# George Lloyd



## Becca (Feb 5, 2015)

This may make me seem hopelessly reactionary (the noise you hear are my friends going into hysterics) but how many here have listened to the music of George Lloyd (1913-1998) and what are your thoughts about him?


----------



## MagneticGhost (Apr 7, 2013)

His Requiem is wonderful. I've heard one of his symphonies and I liked it but can't remember which one. He is on my to buy list.


----------



## Art Rock (Nov 28, 2009)

Conservative, yes, but a good listen. I have his symphonic mass on CD, and a few pieces downloaded.


----------



## arpeggio (Oct 4, 2012)

I have recordings of all of his symphonies and many of his other works. There are many of us here who are big fans of Lloyd.

Whenever the anti-contemporary crowd complains that all modern works are atonal sounding, one of the many composers we mention is Lloyd.

There are many threads concerning Lloyd. I would recommend the following:

http://www.talkclassical.com/29405-music-george-lloyd.html

http://www.talkclassical.com/22834-george-lloyd-100-years.html


----------



## Becca (Feb 5, 2015)

I don't even remember how I came to know about him but I do remember my first two recordings, the 5th & 8th symphonies done by Edward Downes back in the vinyl days. Since them I have bought all the symphonies, a couple of the piano concerti and some of the vocal works. I think that his Symphonic Mass is a masterpiece.


----------



## techniquest (Aug 3, 2012)

I find some of his music rather 'empty', but other pieces I find to be really great to listen to. Of the symphonies, my favourite is no.11


----------



## PetrB (Feb 28, 2012)

There are a number of composers I had never heard of in all my music training, subsequent later reading and listening, of whose existence I've learned of through TC.

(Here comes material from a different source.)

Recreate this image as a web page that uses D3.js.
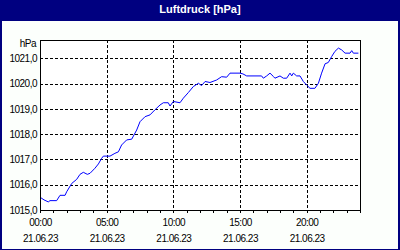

George Lloyd is one of those, Raff another, Medtner another still. 

Each wrote a fair amount, made pretty full careers. They certainly knew how to write. The works sound to me very much of their time.

It is not that relative conservatism that bothers me, but I find each has something about the very basic materials, their themes, their harmonic usage, where I find them of little interest -- it sounds to me bland and fairly of-the-period generic, including Lloyds' particular stamp of mixed modern with that period's late modern romanticism. Lloyd also seems to me near paper thin homophonic, i.e. theme or tune, chords, and little else going on throughout the texture.

I've tried the various youtube links for each of these three composers several times -- and I find myself turning them off in but a few moments in while trying out their symphonies, concerti, etc. 

I'm sure others find Lloyd 'a good listen' while whatever it is, or isn't, it does not communicate enough to me to have me listening all the way through.

ADD: techniquest's commented word, "Empty," is to me pretty apposite, re: Lloyd, to me too, Medtner and Raff.


----------



## SONNET CLV (May 31, 2014)

I first came to Lloyd by way of the Fifth Symphony, which remains a favorite work. I have also accessed the Fourth, the Arctic, Symphony quite regularly. 
Tonight, because of this post, I've turned back to Lloyd -- the Eighth Symphony. The gentle, sombre Lento movement is quite a contrast to the outer movements. Lloyd himself claimed to not understand what had happened as he had set out to write, in his terms, "a vivacious symphony" of "bright, highly coloured music". The slow movement confounds the symphony and the composer. But perhaps it is the music of the haunting life experience of this WWII soldier who suffered severe shell-shock that drained his health and left him unable to compose effectively for years.
In any case, Lloyd's music is worthy stuff -- fine contributions to the English symphonic oeuvre. I would not want to be without the symphonies in my collection.


----------



## maestro267 (Jul 25, 2009)

I have recordings of the 4th and 7th Symphonies, and the Symphonic Mass. The ending of the Sanctus 5th movement of the Mass is a huge, powerful, very loud bit to rival the climaxes of Mahler. An epic passage!


----------